『24時間テレビ』着服問題、調査結果と再発防止策を発表も…深刻な視聴者の信用低下
#24時間テレビ
日本テレビが1日、昨年発覚した系列局での『24時間テレビ』寄付金着服問題を受け、公式サイトで内部調査の結果や再発防止策を発表した。だが、寄付金がネコババされていた事件の衝撃は大きく、現時点では視聴者の信頼回復は難しそうな状況だ。
昨年11月、日テレ系列の日本海テレビ(鳥取県)の元幹部が2014年から総額約1118万円を着服し、そのうちの264万円余りが『24時間テレビ』で集めた寄付金だったことがわかった。金融機関に運ぶまで局内の金庫で保管されていた寄付金を持ち出すなどの手口で着服していたという。税務調査が入ることを知った元幹部が自ら着服を申告したことで発覚したが、そうでなければバレなかったとみられ、他の系列局や日テレでも「ネコババ」が横行しているのではと疑われた。

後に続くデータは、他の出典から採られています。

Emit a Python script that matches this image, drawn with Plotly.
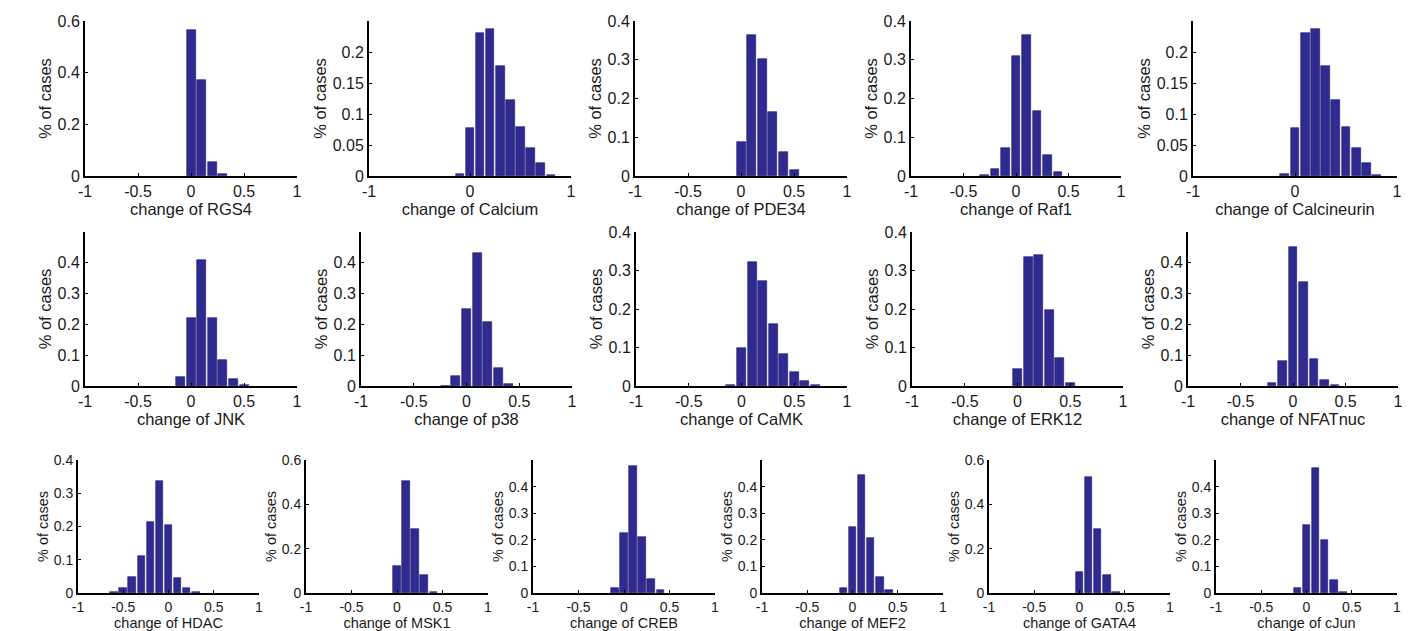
import plotly.graph_objects as go

W, H = 1427, 631

# ---- data: bin centres and fractions per panel ----
names = ["RGS4", "Calcium", "PDE34", "Raf1", "Calcineurin",
         "JNK", "p38", "CaMK", "ERK12", "NFATnuc",
         "HDAC", "MSK1", "CREB", "MEF2", "GATA4", "cJun"]

rgs4_x = [0.0, 0.1, 0.2, 0.3]
rgs4_y = [0.565, 0.37, 0.055, 0.008]
calcium_x = [-0.1, 0.0, 0.1, 0.2, 0.3, 0.4, 0.5, 0.6, 0.7, 0.8]
calcium_y = [0.004, 0.077, 0.231, 0.237, 0.178, 0.123, 0.079, 0.045, 0.021, 0.002]
pde34_x = [0.0, 0.1, 0.2, 0.3, 0.4, 0.5]
pde34_y = [0.087, 0.365, 0.302, 0.165, 0.063, 0.015]
raf1_x = [-0.3, -0.2, -0.1, 0.0, 0.1, 0.2, 0.3, 0.4]
raf1_y = [0.003, 0.017, 0.072, 0.31, 0.365, 0.167, 0.053, 0.011]
calcineurin_x = [-0.1, 0.0, 0.1, 0.2, 0.3, 0.4, 0.5, 0.6, 0.7, 0.8]
calcineurin_y = [0.004, 0.077, 0.231, 0.237, 0.178, 0.123, 0.079, 0.045, 0.021, 0.002]
jnk_x = [-0.1, 0.0, 0.1, 0.2, 0.3, 0.4, 0.5]
jnk_y = [0.028, 0.222, 0.41, 0.222, 0.083, 0.022, 0.003]
p38_x = [-0.2, -0.1, 0.0, 0.1, 0.2, 0.3, 0.4]
p38_y = [0.001, 0.033, 0.25, 0.433, 0.208, 0.06, 0.006]
camk_x = [-0.1, 0.0, 0.1, 0.2, 0.3, 0.4, 0.5, 0.6, 0.7]
camk_y = [0.002, 0.1, 0.323, 0.272, 0.16, 0.082, 0.036, 0.013, 0.002]
erk12_x = [0.0, 0.1, 0.2, 0.3, 0.4, 0.5]
erk12_y = [0.045, 0.335, 0.34, 0.197, 0.074, 0.007]
nfatnuc_x = [-0.2, -0.1, 0.0, 0.1, 0.2, 0.3, 0.4]
nfatnuc_y = [0.009, 0.08, 0.45, 0.337, 0.088, 0.021, 0.003]
hdac_x = [-0.6, -0.5, -0.4, -0.3, -0.2, -0.1, 0.0, 0.1, 0.2, 0.3]
hdac_y = [0.002, 0.016, 0.048, 0.11, 0.213, 0.337, 0.205, 0.046, 0.014, 0.003]
msk1_x = [0.0, 0.1, 0.2, 0.3, 0.4]
msk1_y = [0.12, 0.505, 0.29, 0.08, 0.004]
creb_x = [-0.1, 0.0, 0.1, 0.2, 0.3, 0.4]
creb_y = [0.018, 0.227, 0.478, 0.21, 0.051, 0.011]
mef2_x = [-0.1, 0.0, 0.1, 0.2, 0.3, 0.4]
mef2_y = [0.02, 0.25, 0.443, 0.205, 0.06, 0.011]
gata4_x = [0.0, 0.1, 0.2, 0.3, 0.4]
gata4_y = [0.095, 0.525, 0.29, 0.08, 0.005]
cjun_x = [-0.1, 0.0, 0.1, 0.2, 0.3, 0.4]
cjun_y = [0.02, 0.255, 0.47, 0.2, 0.05, 0.005]

xs = [rgs4_x, calcium_x, pde34_x, raf1_x, calcineurin_x, jnk_x, p38_x, camk_x,
      erk12_x, nfatnuc_x, hdac_x, msk1_x, creb_x, mef2_x, gata4_x, cjun_x]
ys = [rgs4_y, calcium_y, pde34_y, raf1_y, calcineurin_y, jnk_y, p38_y, camk_y,
      erk12_y, nfatnuc_y, hdac_y, msk1_y, creb_y, mef2_y, gata4_y, cjun_y]

y_tops = [0.6, 0.25, 0.4, 0.4, 0.25, 0.5, 0.5, 0.4, 0.4, 0.5,
          0.4, 0.6, 0.5, 0.5, 0.6, 0.5]
y_ticks = {
    0.6: [0, 0.2, 0.4, 0.6],
    0.25: [0, 0.05, 0.1, 0.15, 0.2],
    0.4: [0, 0.1, 0.2, 0.3, 0.4],
    0.5: [0, 0.1, 0.2, 0.3, 0.4],
}
x_full = [-1, -0.5, 0, 0.5, 1]
x_short = [-1, 0, 1]

# ---- layout (pixel boxes in the page: left, right, top, bottom) ----
boxes = [
    (85, 297, 21, 176), (369, 571, 21, 176), (635, 847, 21, 176),
    (911, 1121, 21, 176), (1193, 1397, 21, 176),
    (85, 297, 232, 386), (361, 572, 232, 386), (636, 847, 232, 386),
    (912, 1123, 232, 386), (1188, 1398, 232, 386),
    (78, 259, 460, 593), (306, 488, 460, 593), (533, 715, 460, 593),
    (762, 943, 460, 593), (989, 1170, 460, 593), (1216, 1397, 460, 593),
]

BAR = "#2f2a8f"
TXT = "#1a1a1a"
FONT = "Liberation Sans, Arial, sans-serif"


def px(x):
    return x / W


def py(y):
    return 1 - y / H


fig = go.Figure()
layout = {}
for i, (name, bx, by, top, box) in enumerate(zip(names, xs, ys, y_tops, boxes)):
    k = "" if i == 0 else str(i + 1)
    small = i >= 10
    tick_sz = 14 if small else 16
    title_sz = 14.5 if small else 16.5
    fig.add_trace(go.Bar(
        x=bx, y=by, width=0.085,
        marker=dict(color=BAR, line=dict(color="#1c1870", width=0.6)),
        xaxis="x" + k, yaxis="y" + k, showlegend=False,
        hoverinfo="x+y",
    ))
    l, r, t, b = box
    xt = x_short if name in ("Calcium", "Calcineurin") else x_full
    layout["xaxis" + k] = dict(
        domain=[px(l), px(r)], anchor="y" + k, range=[-1, 1],
        automargin=False,
        tickvals=xt, ticktext=[("%g" % v) for v in xt],
        showline=True, linecolor="black", linewidth=2,
        ticks="inside", ticklen=3, tickcolor="black",
        showgrid=False, zeroline=False,
        tickfont=dict(family=FONT, size=tick_sz, color=TXT),
        title=dict(text="change of " + name, standoff=8 if small else 0,
                   font=dict(family=FONT, size=title_sz, color=TXT)),
    )
    yt = y_ticks[top]
    layout["yaxis" + k] = dict(
        domain=[py(b), py(t)], anchor="x" + k, range=[0, top],
        automargin=False,
        tickvals=yt, ticktext=[("%g" % v) for v in yt],
        showline=True, linecolor="black", linewidth=2,
        ticks="inside", ticklen=3, tickcolor="black",
        showgrid=False, zeroline=False,
        tickfont=dict(family=FONT, size=tick_sz, color=TXT),
        title=dict(text="% of cases", standoff=2,
                   font=dict(family=FONT, size=title_sz, color=TXT)),
    )

fig.update_layout(
    width=W, height=H,
    margin=dict(l=0, r=0, t=0, b=0),
    paper_bgcolor="white", plot_bgcolor="white",
    bargap=0, **layout,
)
fig.write_html("out.html",
               config={"displayModeBar": False},
               post_script="document.body.style.margin='0';"
                           "document.body.style.overflow='hidden';")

これを受け、24時間テレビチャリティー委員会が内部調査を行うとともに、外部弁護士を交えた不正防止対策チームを発足させた。
内部調査では、これまで『24時間テレビ』の募金活動に携わった計283人の関係者に対面もしくは電話で聞き取りを実施。同委員会は「調査の結果、新たな着服などの不正の事例は確認されませんでした」とした一方、2003年にボランティアスタッフが自身の一万円札を寄付金の千円札10枚と両替した案件と、2013年に寄付金3080円入りの封筒を紛失した案件が「不適切な取り扱い」として報告された。どちらも発覚した年に関係各所への謝罪とチャリティー委員会への返金を終えているという。
再発防止策としては「募金活動における新たな規約の策定」「専門業者への委託」「募金活動のモニタリング調査」「不正通報窓口の開設」の4点を徹底すると発表。新たな規約の策定としては「寄付金を預かる際、寄付金が入った容器は委員会規定のシールで封印する」「すべての募金会場で、現金に加えてキャッシュレス募金を導入」「対面での募金会場では、警備員を配置するかもしくは監視カメラを設置」「寄付金を運搬・保管するため移動させる際は、原則として2名以上で作業を行い、台帳による管理を徹底」などが定められた。
しかし、これを受けてネット上の視聴者からは「他に不正はなかったって、すんなり信用はできないなあ」「この防止策じゃ、同じようにテレビ局で保管してる間に現金抜かれたらわからないのでは」「過去何十年もネコババがあったかもしれないのに、283人に聞き取りしただけで『内部調査終わりました』って言われても納得できません」などと厳しい声が飛び交っている。
『24時間テレビ』は、かねてから「チャリティー番組なのに出演者にギャラが支払われる」「庶民から善意の募金を集めておいて、テレビ局はスポンサー企業から高額な広告料を取っている」「タレントやスタッフを酷使して働き方改革に逆行している」といった問題を指摘され、着服問題を機に「廃止すべきでは」との意見も出ていた。そうした背景があるため、今回の調査結果や再発防止策の発表で、視聴者が「はいそうですか」とすぐに納得するのは難しいようだ。
日本テレビをめぐっては、企業としてのモラルが問われるような事態が続発している。信頼は失墜したといってもよく、同局は今後も『24時間テレビ』を継続する意向のようだが、視聴者の目はいっそう厳しくなっていきそうだ。